Dubai: An exhibition displaying the first banknotes of independent Pakistan will be showcased in Dubai, on the occasion of Pakistan Day on March 23.
Displayed at Numisbing, a Dubai-based specialised numismatics company in Deira, the exclusive collection will give a collectors and connoisseurs the chance to acquire a part of Pakistan’s history.
People interested in getting a glimpse of this unique showcase, can visit the showroom during the week, while others interested in retaining a piece of history, can buy the entire collection for Dh20,000. The collection consists of a set of five notes of denominations 1, 2, 5, 10 and 100 rupees. Collectors can also purchase individual notes, which start from Dh1,000 onwards.
“Obsolete banknotes can be worth anywhere from $10 to $10,000 (Dh36,732). The value is based on the condition, denomination, bank of issue and many other criterions. Banknotes could be a better investment than real estate, gold or stocks,” said Ramkumar, professional numismatist and founder of Numisbing.
However, Ramkumar explained that not everyone buys banknotes for investment purposes. “Many are just interested in retaining the piece of history and passing it on to generations. Whatever the reason, it’s always fascinating to collect old currency notes,” he added.
“Banknotes are also a genuine artefact of the past, capturing exciting areas in the world history.
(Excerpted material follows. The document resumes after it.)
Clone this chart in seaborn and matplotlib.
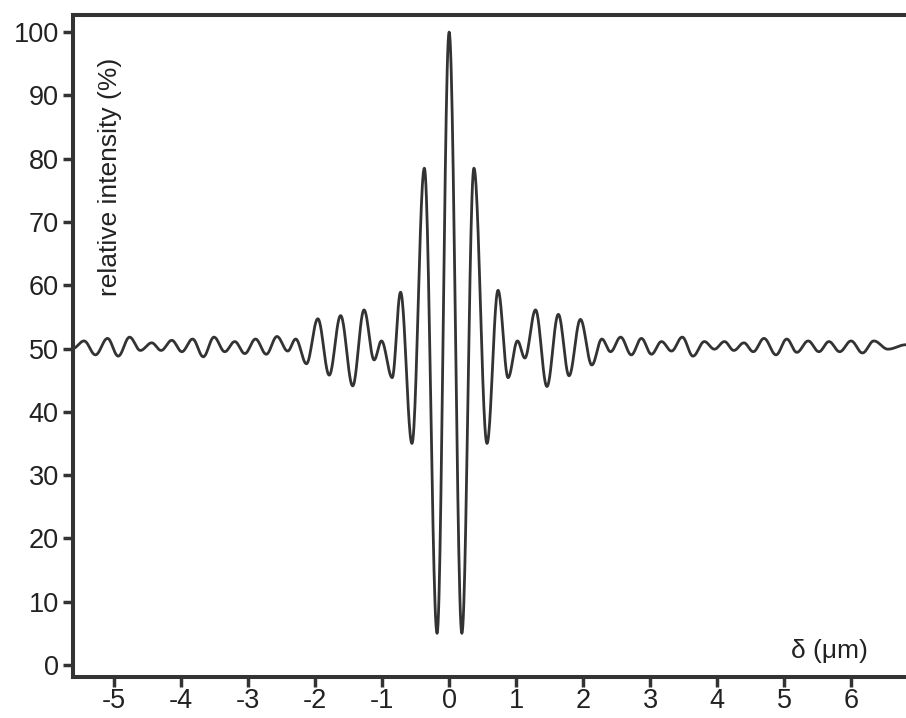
import numpy as np
import pandas as pd
import matplotlib
matplotlib.use("Agg")
import matplotlib.pyplot as plt
import seaborn as sns

# --- Datos: extremos sucesivos del interferograma ---
delta_ext = [-5.62, -5.45, -5.28, -5.10, -4.94, -4.77, -4.61, -4.44, -4.30, -4.14,
             -3.99, -3.83, -3.67, -3.51, -3.35, -3.20, -3.05, -2.89, -2.73, -2.57,
             -2.41, -2.29, -2.13, -1.96, -1.79, -1.62, -1.44, -1.27, -1.12, -1.01,
             -0.85, -0.725, -0.555, -0.37, -0.18, 0.0, 0.19, 0.37, 0.565, 0.73,
             0.88, 1.02, 1.13, 1.29, 1.46, 1.63, 1.79, 1.96, 2.13, 2.28,
             2.41, 2.56, 2.72, 2.87, 3.02, 3.17, 3.32, 3.48, 3.64, 3.81,
             3.96, 4.11, 4.25, 4.40, 4.54, 4.70, 4.88, 5.04, 5.19, 5.36,
             5.52, 5.67, 5.83, 6.00, 6.17, 6.34, 6.55, 6.82]
intens_ext = [50.0, 51.2, 49.0, 51.6, 48.8, 51.8, 49.7, 50.9, 49.7, 51.3,
              49.5, 51.5, 48.7, 51.8, 49.5, 51.1, 49.2, 51.5, 49.1, 51.9,
              49.6, 51.5, 47.6, 54.7, 45.8, 55.2, 44.1, 56.1, 48.2, 51.2,
              45.4, 58.9, 35.0, 78.5, 5.0, 100.0, 5.0, 78.5, 35.0, 59.2,
              45.4, 51.2, 48.5, 56.1, 44.0, 55.4, 45.7, 54.6, 47.4, 51.5,
              49.5, 51.8, 49.0, 51.6, 49.1, 51.1, 49.6, 51.8, 48.8, 51.1,
              49.9, 51.1, 49.7, 50.9, 49.5, 51.6, 49.0, 51.5, 49.4, 51.2,
              49.5, 51.1, 49.5, 51.2, 49.3, 51.2, 49.9, 50.6]

x_ticks = [-5, -4, -3, -2, -1, 0, 1, 2, 3, 4, 5, 6]
y_ticks = [0, 10, 20, 30, 40, 50, 60, 70, 80, 90, 100]

# --- Curva suave entre extremos (medio coseno entre cada par) ---
xs, ys = [], []
for i in range(len(delta_ext) - 1):
    t = np.linspace(0, 1, 25, endpoint=False)
    w = (1 - np.cos(np.pi * t)) / 2
    xs.extend(delta_ext[i] + (delta_ext[i + 1] - delta_ext[i]) * t)
    ys.extend(intens_ext[i] + (intens_ext[i + 1] - intens_ext[i]) * w)
xs.append(delta_ext[-1])
ys.append(intens_ext[-1])
curva = pd.DataFrame({"delta": xs, "intensidad": ys})

# --- Estilo ---
sns.set_style("white")
plt.rcParams["font.family"] = ["Liberation Sans", "DejaVu Sans"]
color = "#333333"

fig = plt.figure(figsize=(9.06, 7.18), dpi=100)
ax = fig.add_axes([0.0802, 0.0571, 0.9198, 0.922])

sns.lineplot(data=curva, x="delta", y="intensidad", sort=False, estimator=None,
             color=color, linewidth=2.0, ax=ax)

ax.set_xlim(-5.62, 6.82)
ax.set_ylim(-1.9, 102.7)
ax.set_xticks(x_ticks)
ax.set_yticks(y_ticks)
ax.set_xticklabels([str(v) for v in x_ticks])
ax.set_yticklabels([str(v) for v in y_ticks])
ax.set_xlabel("")
ax.set_ylabel("")

for lado in ["left", "top", "bottom"]:
    ax.spines[lado].set_linewidth(2.9)
    ax.spines[lado].set_color(color)
ax.spines["right"].set_visible(False)

ax.tick_params(axis="both", direction="out", length=7, width=2.5, color=color,
               labelsize=19.5, labelcolor="#222222")
ax.tick_params(axis="x", pad=1)
ax.tick_params(axis="y", pad=3)
ax.tick_params(left=True, bottom=True)

ax.text(-5.06, 96, "relative intensity (%)", rotation=90, ha="center", va="top",
        fontsize=19, color="#222222")
ax.text(6.25, 1.1, "δ (μm)", ha="right", va="baseline", fontsize=19, color="#222222")

fig.savefig("out.png", dpi=100)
The serious, organised collecting of paper money dates back to the early to mid-20th century. Today, it’s one of the fastest growing areas of numismatics,” said Ramkumar.
The Pakistani rupee was put into circulation after the country got independence from the British Raj on August 14, 1947. Initially, Pakistan used British Indian coins and notes simply over-stamped with ‘Pakistan’. On 1 April 1948, provisional notes were issued by the Reserve Bank of India and the Government of India on behalf of the Government of Pakistan, for use exclusively within Pakistan, without the possibility of redemption in India. Printed by the India Security Press in Nasik, these notes consist of Indian note plates engraved (not overprinted) with the words ‘Government of Pakistan’ in English and ‘Hukumat-e-Pakistan’ in Urdu added at the top and bottom, of the watermark area on the front only. The signatures on these notes remain those of Indian banking and finance officials.